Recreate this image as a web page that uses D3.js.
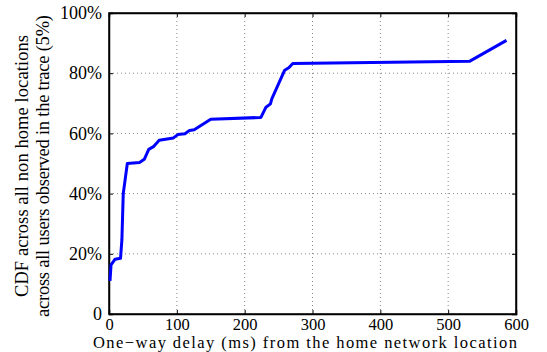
<!DOCTYPE html>
<html>
<head>
<meta charset="utf-8">
<script src="https://cdn.jsdelivr.net/npm/d3@7"></script>
<style>
body { margin: 0; background: #fff; }
svg text { font-family: "Liberation Serif", "Times New Roman", serif; fill: #000; }
</style>
</head>
<body>
<div class="chart"></div>
<script>
// delay (ms) and CDF (%)
var delayMs = [1.5, 3, 9, 17, 19, 21, 27, 45, 52, 58.6, 65.5, 74, 95, 101.5, 112, 118.7, 125.6, 150, 224, 231.4, 238, 240, 259, 265, 271, 532, 586];
var cdfPct = [11, 16.3, 18.2, 18.5, 24.6, 40, 50, 50.3, 51.4, 54.7, 55.6, 57.7, 58.5, 59.6, 59.9, 61, 61.2, 64.7, 65.3, 68.7, 69.8, 71.5, 81, 81.8, 83.2, 84, 90.9];
var xTicks = [0, 100, 200, 300, 400, 500, 600];
var yTicks = [0, 20, 40, 60, 80, 100];

var serif = '"Liberation Serif", "Times New Roman", serif';

var margin = {top: 13, right: 31, bottom: 38, left: 109};
var width = 547 - margin.left - margin.right;
var height = 352 - margin.top - margin.bottom;

var svg = d3.select('.chart')
	.append('svg')
	.attr('width', 547)
	.attr('height', 352);

var g = svg.append('g')
	.attr('transform', 'translate(' + margin.left + ',' + margin.top + ')');

var xScale = d3.scaleLinear().domain([0, 600]).range([0, width]);
var yScale = d3.scaleLinear().domain([0, 100]).range([height, 0]);

// dotted grid
g.append('g')
	.selectAll('line')
	.data(xTicks.slice(1, -1))
	.enter().append('line')
	.attr('x1', function(d) { return xScale(d); })
	.attr('x2', function(d) { return xScale(d); })
	.attr('y1', 0).attr('y2', height)
	.style('stroke', '#888').style('stroke-width', 1).style('stroke-dasharray', '1,3');

g.append('g')
	.selectAll('line')
	.data(yTicks.slice(1, -1))
	.enter().append('line')
	.attr('y1', function(d) { return yScale(d); })
	.attr('y2', function(d) { return yScale(d); })
	.attr('x1', 0).attr('x2', width)
	.style('stroke', '#888').style('stroke-width', 1).style('stroke-dasharray', '1,3');

// axes (matlab style: ticks inward, on all sides)
var xAxis = d3.axisBottom(xScale).tickValues(xTicks).tickSize(-4).tickPadding(4);
var yAxis = d3.axisLeft(yScale).tickValues(yTicks).tickSize(-4).tickPadding(7)
	.tickFormat(function(d) { return d === 0 ? '0' : d + '%'; });

var gx = g.append('g').attr('transform', 'translate(0,' + height + ')').call(xAxis);
var gy = g.append('g').call(yAxis);
g.append('g').call(d3.axisTop(xScale).tickValues(xTicks).tickSize(-4).tickFormat(''));
g.append('g').attr('transform', 'translate(' + width + ',0)')
	.call(d3.axisRight(yScale).tickValues(yTicks).tickSize(-4).tickFormat(''));

g.selectAll('.domain').style('stroke', '#000').style('stroke-width', 1.5);
g.selectAll('.tick line').style('stroke', '#000');
svg.selectAll('g').attr('font-family', null);
gx.selectAll('text').style('font-size', '16.5px').style('font-family', serif);
gy.selectAll('text').style('font-size', '18px').style('font-family', serif);

// frame
g.append('rect')
	.attr('width', width).attr('height', height)
	.style('fill', 'none').style('stroke', '#000').style('stroke-width', 1.5);

var line = d3.line()
	.x(function(d, i) { return xScale(delayMs[i]); })
	.y(function(d, i) { return yScale(cdfPct[i]); });

g.append('path')
	.attr('d', line(cdfPct))
	.style('fill', 'none')
	.style('stroke', '#0000ff')
	.style('stroke-width', 3)
	.style('stroke-linejoin', 'round');

// labels
svg.append('text')
	.attr('x', 305).attr('y', 348.2)
	.attr('text-anchor', 'middle')
	.attr('textLength', 424)
	.style('font-size', '16.5px')
	.style('font-family', serif)
	.text('One\u2212way delay (ms) from the home network location');

var yl = svg.append('text')
	.attr('transform', 'translate(28,166) rotate(-90)')
	.attr('text-anchor', 'middle')
	.style('font-size', '18.5px')
	.style('font-family', serif);
yl.append('tspan').attr('x', 0).attr('y', 0).attr('textLength', 262).text('CDF across all non home locations');
yl.append('tspan').attr('x', 0).attr('y', 21).attr('textLength', 302).text('across all users observed in the trace (5%)');
</script>
</body>
</html>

- - - - -

[DIRECTION]
Transcribe the full listing above exactly, with the images removed.

[WRITTEN SOLUTION]
Recreate this image as a web page that uses D3.js.
<!DOCTYPE html>
<html>
<head>
<meta charset="utf-8">
<script src="https://cdn.jsdelivr.net/npm/d3@7"></script>
<style>
body { margin: 0; background: #fff; }
svg text { font-family: "Liberation Serif", "Times New Roman", serif; fill: #000; }
</style>
</head>
<body>
<div class="chart"></div>
<script>
// delay (ms) and CDF (%)
var delayMs = [1.5, 3, 9, 17, 19, 21, 27, 45, 52, 58.6, 65.5, 74, 95, 101.5, 112, 118.7, 125.6, 150, 224, 231.4, 238, 240, 259, 265, 271, 532, 586];
var cdfPct = [11, 16.3, 18.2, 18.5, 24.6, 40, 50, 50.3, 51.4, 54.7, 55.6, 57.7, 58.5, 59.6, 59.9, 61, 61.2, 64.7, 65.3, 68.7, 69.8, 71.5, 81, 81.8, 83.2, 84, 90.9];
var xTicks = [0, 100, 200, 300, 400, 500, 600];
var yTicks = [0, 20, 40, 60, 80, 100];

var serif = '"Liberation Serif", "Times New Roman", serif';

var margin = {top: 13, right: 31, bottom: 38, left: 109};
var width = 547 - margin.left - margin.right;
var height = 352 - margin.top - margin.bottom;

var svg = d3.select('.chart')
	.append('svg')
	.attr('width', 547)
	.attr('height', 352);

var g = svg.append('g')
	.attr('transform', 'translate(' + margin.left + ',' + margin.top + ')');

var xScale = d3.scaleLinear().domain([0, 600]).range([0, width]);
var yScale = d3.scaleLinear().domain([0, 100]).range([height, 0]);

// dotted grid
g.append('g')
	.selectAll('line')
	.data(xTicks.slice(1, -1))
	.enter().append('line')
	.attr('x1', function(d) { return xScale(d); })
	.attr('x2', function(d) { return xScale(d); })
	.attr('y1', 0).attr('y2', height)
	.style('stroke', '#888').style('stroke-width', 1).style('stroke-dasharray', '1,3');

g.append('g')
	.selectAll('line')
	.data(yTicks.slice(1, -1))
	.enter().append('line')
	.attr('y1', function(d) { return yScale(d); })
	.attr('y2', function(d) { return yScale(d); })
	.attr('x1', 0).attr('x2', width)
	.style('stroke', '#888').style('stroke-width', 1).style('stroke-dasharray', '1,3');

// axes (matlab style: ticks inward, on all sides)
var xAxis = d3.axisBottom(xScale).tickValues(xTicks).tickSize(-4).tickPadding(4);
var yAxis = d3.axisLeft(yScale).tickValues(yTicks).tickSize(-4).tickPadding(7)
	.tickFormat(function(d) { return d === 0 ? '0' : d + '%'; });

var gx = g.append('g').attr('transform', 'translate(0,' + height + ')').call(xAxis);
var gy = g.append('g').call(yAxis);
g.append('g').call(d3.axisTop(xScale).tickValues(xTicks).tickSize(-4).tickFormat(''));
g.append('g').attr('transform', 'translate(' + width + ',0)')
	.call(d3.axisRight(yScale).tickValues(yTicks).tickSize(-4).tickFormat(''));

g.selectAll('.domain').style('stroke', '#000').style('stroke-width', 1.5);
g.selectAll('.tick line').style('stroke', '#000');
svg.selectAll('g').attr('font-family', null);
gx.selectAll('text').style('font-size', '16.5px').style('font-family', serif);
gy.selectAll('text').style('font-size', '18px').style('font-family', serif);

// frame
g.append('rect')
	.attr('width', width).attr('height', height)
	.style('fill', 'none').style('stroke', '#000').style('stroke-width', 1.5);

var line = d3.line()
	.x(function(d, i) { return xScale(delayMs[i]); })
	.y(function(d, i) { return yScale(cdfPct[i]); });

g.append('path')
	.attr('d', line(cdfPct))
	.style('fill', 'none')
	.style('stroke', '#0000ff')
	.style('stroke-width', 3)
	.style('stroke-linejoin', 'round');

// labels
svg.append('text')
	.attr('x', 305).attr('y', 348.2)
	.attr('text-anchor', 'middle')
	.attr('textLength', 424)
	.style('font-size', '16.5px')
	.style('font-family', serif)
	.text('One\u2212way delay (ms) from the home network location');

var yl = svg.append('text')
	.attr('transform', 'translate(28,166) rotate(-90)')
	.attr('text-anchor', 'middle')
	.style('font-size', '18.5px')
	.style('font-family', serif);
yl.append('tspan').attr('x', 0).attr('y', 0).attr('textLength', 262).text('CDF across all non home locations');
yl.append('tspan').attr('x', 0).attr('y', 21).attr('textLength', 302).text('across all users observed in the trace (5%)');
</script>
</body>
</html>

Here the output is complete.